Rethinking Disparity: A Depth Range Free Multi-View Stereo Based on Disparity
This addresses a reliability issue in 3D reconstruction for computer vision applications, offering an incremental improvement by replacing depth range dependency with disparity-based estimation.
The paper tackles the problem of existing learning-based multi-view stereo methods failing when depth ranges are large or unreliable by proposing DispMVS, a disparity-based method that infers depth from pixel movement between views. It achieves state-of-the-art results on DTUMVS and Tanks&Temple datasets with lower GPU memory usage.
Existing learning-based multi-view stereo (MVS) methods rely on the depth range to build the 3D cost volume and may fail when the range is too large or unreliable. To address this problem, we propose a disparity-based MVS method based on the epipolar disparity flow (E-flow), called DispMVS, which infers the depth information from the pixel movement between two views.

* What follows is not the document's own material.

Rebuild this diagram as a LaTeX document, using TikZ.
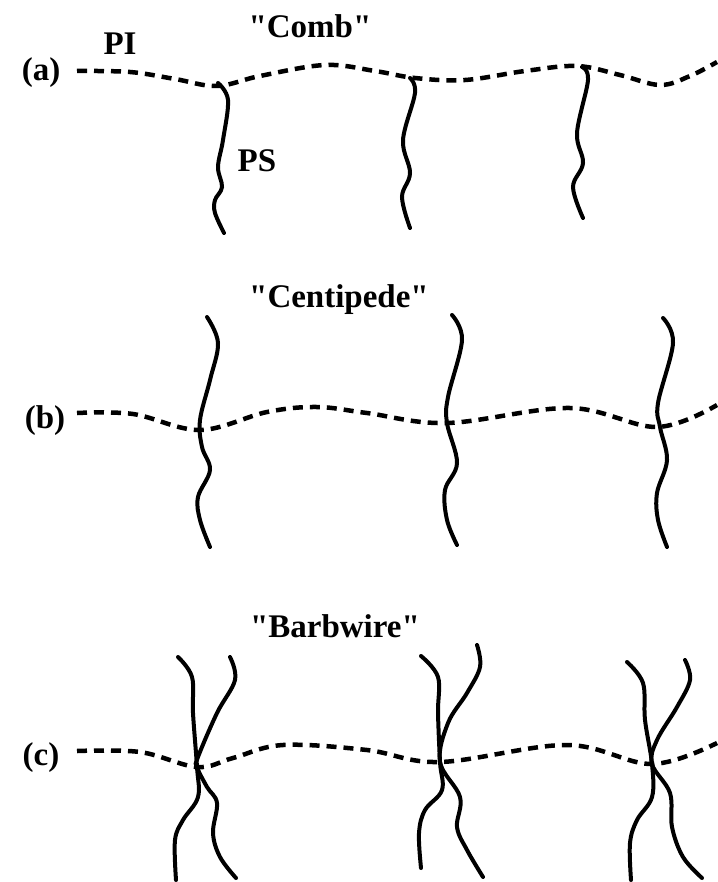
\documentclass[tikz,border=0pt]{standalone}
\usepackage{fontspec}
\setmainfont{Liberation Serif}[Ligatures=TeXOff]
\begin{document}
\begin{tikzpicture}[x=1pt,y=-1pt,
  lbl/.style={font=\fontsize{33}{39}\selectfont\bfseries, inner sep=0pt, anchor=base},
  backbone/.style={line width=4.5pt, dash pattern=on 10pt off 7pt},
  chain/.style={line width=4pt, line cap=round}]
\useasboundingbox (0,0) rectangle (717,882);

% ---------- (a) Comb ----------
\node[lbl] (la) at (41,81) {(a)};
\node[lbl] (pi) at (120,55) {PI};
\node[lbl] (comb) at (310,38) {"Comb"};
\node[lbl] (ps) at (257,172) {PS};
\draw[backbone] plot[smooth,tension=0.6] coordinates {(77,71) (130,72) (175,79) (217,86) (260,76) (325,65) (375,71) (415,78) (465,80) (525,71) (577,66) (620,75) (660,85) (690,76) (717,62)};
\draw[chain] plot[smooth,tension=0.6] coordinates {(218,83) (228,100) (223,140) (218,167) (222,187) (215,200) (215,213) (224,233)};
\draw[chain] plot[smooth,tension=0.6] coordinates {(410,78) (415,93) (403,140) (410,173) (402,197) (410,228)};
\draw[chain] plot[smooth,tension=0.6] coordinates {(582,67) (588,80) (577,133) (583,163) (573,187) (583,218)};

% ---------- (b) Centipede ----------
\node[lbl] (lb) at (45,428) {(b)};
\node[lbl] (centi) at (339,307) {"Centipede"};
\draw[backbone] plot[smooth,tension=0.6] coordinates {(77,413) (133,414) (200,430) (267,412) (317,407) (367,413) (447,423) (570,408) (657,427) (717,405)};
\draw[chain] plot[smooth,tension=0.6] coordinates {(207,317) (218,343) (210,380) (200,420) (202,447) (210,470) (198,497) (200,520) (210,547)};
\draw[chain] plot[smooth,tension=0.6] coordinates {(452,315) (462,340) (448,397) (447,423) (457,463) (445,490) (447,520) (457,545)};
\draw[chain] plot[smooth,tension=0.6] coordinates {(663,318) (673,343) (658,403) (660,427) (667,460) (657,493) (658,520) (667,547)};

% ---------- (c) Barbwire ----------
\node[lbl] (lc) at (41,765) {(c)};
\node[lbl] (barb) at (335,637) {"Barbwire"};
\draw[backbone] plot[smooth,tension=0.6] coordinates {(77,751) (140,752) (197,767) (233,758) (283,745) (367,750) (440,762) (567,745) (652,764) (717,743)};
% junction 1
\draw[chain] plot[smooth,tension=0.6] coordinates {(178,657) (192,677) (193,713) (197,767) (198,797) (183,820) (175,840) (176,880)};
\draw[chain] plot[smooth,tension=0.6] coordinates {(230,657) (235,680) (217,713) (198,757) (197,767) (207,787) (217,803) (213,833) (220,857) (236,878)};
% junction 2
\draw[chain] plot[smooth,tension=0.6] coordinates {(421,656) (438,677) (438,713) (440,762) (442,790) (425,810) (419,833) (421,868)};
\draw[chain] plot[smooth,tension=0.6] coordinates {(477,645) (480,667) (467,693) (448,723) (440,762) (460,797) (457,827) (467,850) (483,877)};
% junction 3
\draw[chain] plot[smooth,tension=0.6] coordinates {(627,662) (643,683) (645,720) (652,764) (652,797) (637,820) (630,843) (631,880)};
\draw[chain] plot[smooth,tension=0.6] coordinates {(685,660) (690,680) (677,707) (657,740) (652,764) (670,793) (672,827) (683,857) (702,878)};
\end{tikzpicture}
\end{document}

The core of DispMVS is to construct a 2D cost volume on the image plane along the epipolar line between each pair (between the reference image and several source images) for pixel matching and fuse uncountable depths triangulated from each pair by multi-view geometry to ensure multi-view consistency. To be robust, DispMVS starts from a randomly initialized depth map and iteratively refines the depth map with the help of the coarse-to-fine strategy. Experiments on DTUMVS and Tanks\&Temple datasets show that DispMVS is not sensitive to the depth range and achieves state-of-the-art results with lower GPU memory.